Today’s analysis offers a comprehensive examination of the gold markets, providing insights into the fundamental and technical factors shaping current trends. Our report is designed to arm investors with the knowledge required to navigate these markets with confidence.
Gold gained positive momentum on Monday, driven by continued weakness in the USD. Concerns over Trump’s tariffs further support the safe-haven appeal of the XAU/USD pair. Both fundamental and technical factors suggest the potential for further gains. After recording eight consecutive weeks of gains, gold begins a new week on a positive note, bolstered by the ongoing weakness in the US Dollar (USD) and US Treasury bond yields. Traders also seem inclined to take profits on gold’s record rally ahead of the upcoming US-Russia talks and the release of the Fed’s January meeting minutes.
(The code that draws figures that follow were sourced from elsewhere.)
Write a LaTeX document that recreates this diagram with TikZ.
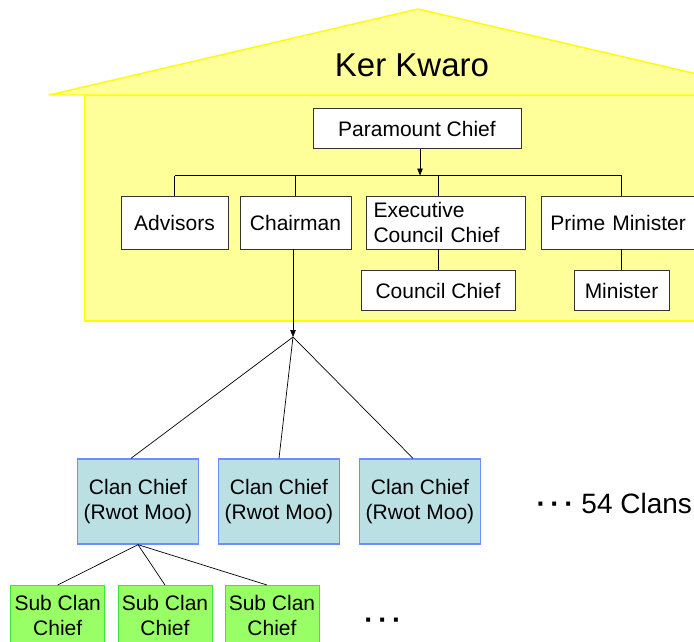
\documentclass[tikz,border=0pt]{standalone}
\usepackage{fontspec}
\setmainfont{Liberation Sans}
\usetikzlibrary{arrows.meta,calc}

\definecolor{houseFill}{HTML}{FFFF99}
\definecolor{houseLine}{HTML}{FFFF00}
\definecolor{clanFill}{HTML}{BBE0E3}
\definecolor{clanLine}{HTML}{6E8EFF}
\definecolor{subFill}{HTML}{99FF66}
\definecolor{subLine}{HTML}{3CE63C}

% three square dots for an open-ended list
\newcommand{\moredots}{\textbf{·\kern4.6pt·\kern4.6pt·}}

\tikzset{
  boxtext/.style={font=\fontsize{21}{24.5}\selectfont},
  orgbox/.style={boxtext, draw=black!80, fill=white, line width=0.9pt,
    inner sep=0pt, minimum height=40pt},
  clanbox/.style={boxtext, draw=clanLine, fill=clanFill, line width=1.3pt,
    inner sep=0pt, align=center, minimum width=121pt, minimum height=85pt},
  subbox/.style={boxtext, draw=subLine, fill=subFill, line width=1pt,
    inner sep=0pt, align=center, minimum width=94pt, minimum height=60pt},
  link/.style={draw=black, line width=0.7pt},
  arrowlink/.style={link, -{Triangle[length=7pt,width=5.5pt]}},
}

\begin{document}
\begin{tikzpicture}[x=1pt,y=-1pt]
\useasboundingbox (0,0) rectangle (694,641);
\clip (0,0) rectangle (694,641);

% the house: wall and roof
\fill[houseFill, draw=houseLine, line width=1.4pt] (84.5,95) rectangle (730,321);
\fill[houseFill, draw=houseLine, line width=1.4pt, line join=round]
  (49,95) -- (418,9) -- (730,81.7) -- (730,95) -- cycle;
\node[font=\fontsize{33}{38}\selectfont, anchor=base] (title) at (412,76) {Ker Kwaro};

% council inside the house
\node[orgbox, minimum width=208pt] (pc) at (417,128.5) {Paramount Chief};
\node[orgbox, minimum width=107pt, minimum height=53pt] (adv) at (174.5,222.5) {Advisors};
\node[orgbox, minimum width=111pt, minimum height=53pt] (chair) at (295.5,222.5) {Chairman};
\node[orgbox, text width=144pt, align=left, inner xsep=7.5pt,
      minimum height=53pt] (exec) at (445.5,222.5) {Executive\\Council Chief};
\node[orgbox, text width=170pt, align=left, inner xsep=9pt,
      minimum height=53pt, anchor=west] (pm) at (541,222.5) {Prime Minister};
\node[orgbox, minimum width=154pt] (cc) at (438,290.7) {Council Chief};
\node[orgbox, minimum width=95pt] (min) at (621.5,290.5) {Minister};

\coordinate (bus) at (420,175.5);
\draw[arrowlink] (pc.south -| bus) -- (bus);
\draw[link] (adv.north |- bus) -- (min.north |- bus);
\draw[link] (adv.north |- bus) -- (adv.north);
\draw[link] (chair.north |- bus) -- (chair.north);
\draw[link] (cc.north |- bus) -- (cc.north |- exec.north);
\draw[link] (min.north |- bus) -- (min.north |- pm.north);
\draw[link] (exec.south -| cc.north) -- (cc.north);
\draw[link] (pm.south -| min.north) -- (min.north);

% clans
\node[clanbox] (c1) at (138,501.5) {Clan Chief\\(Rwot Moo)};
\node[clanbox] (c2) at (279,501.5) {Clan Chief\\(Rwot Moo)};
\node[clanbox] (c3) at (420,501.5) {Clan Chief\\(Rwot Moo)};

\coordinate (fan) at (293,337);
\draw[arrowlink] (chair.south -| fan) -- (fan);
\draw[link] (fan) -- ($(c1.north)+(-7,0)$);
\draw[link] (fan) -- (c2.north);
\draw[link] (fan) -- ($(c3.north)+(-7,0)$);

\node[font=\fontsize{28}{32}\selectfont, anchor=base west] (more) at (533,513)
  {\moredots\ 54 Clans};

% sub clans
\node[subbox] (s1) at (57.7,615.5) {Sub Clan\\Chief};
\node[subbox] (s2) at (165,615.5) {Sub Clan\\Chief};
\node[subbox] (s3) at (272,615.5) {Sub Clan\\Chief};

\draw[link] (c1.south) -- (s1.north);
\draw[link] (c1.south) -- (s2.north);
\draw[link] (c1.south) -- ($(s3.north)+(-5,0)$);

\node[font=\fontsize{28}{32}\selectfont, anchor=base] (subdots) at (383,629) {\moredots};
\end{tikzpicture}
\end{document}
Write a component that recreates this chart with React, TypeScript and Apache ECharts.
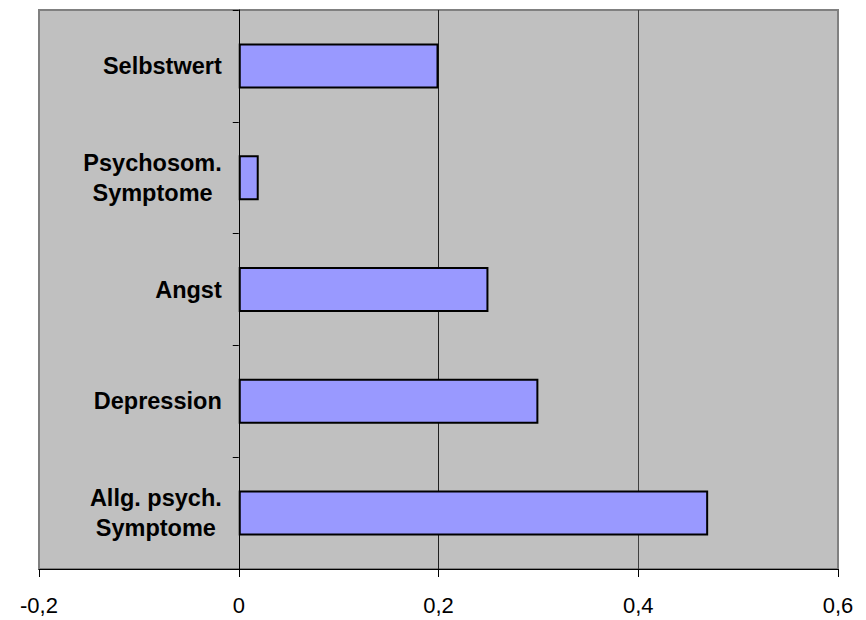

On the daily chart, gold prices have held above the rising trendline support at $2,885. The 14-day Relative Strength Index (RSI) has pulled back from overbought levels and is now trading in the bullish zone, around 66. If the rebound continues, gold buyers will target the record high of $2,943. Before reaching that level, the February 12 high of $2,909 may test bearish sentiment. The next key resistance is at the $2,970 level. If sellers manage to break the February low of $2,864 decisively, a fresh downside move could push gold toward the $2,850 psychological support. Further declines could bring the 21-day Simple Moving Average (SMA) at $2,822 into focus. The Stochastic Oscillator is at 65, and the Relative Strength Index is at 66.
In the dynamic and constantly evolving bullion markets, staying informed through both technical and fundamental analysis is essential for making sound investment decisions. Our report aims to provide a well-rounded perspective to help investors navigate the complexities of gold trading.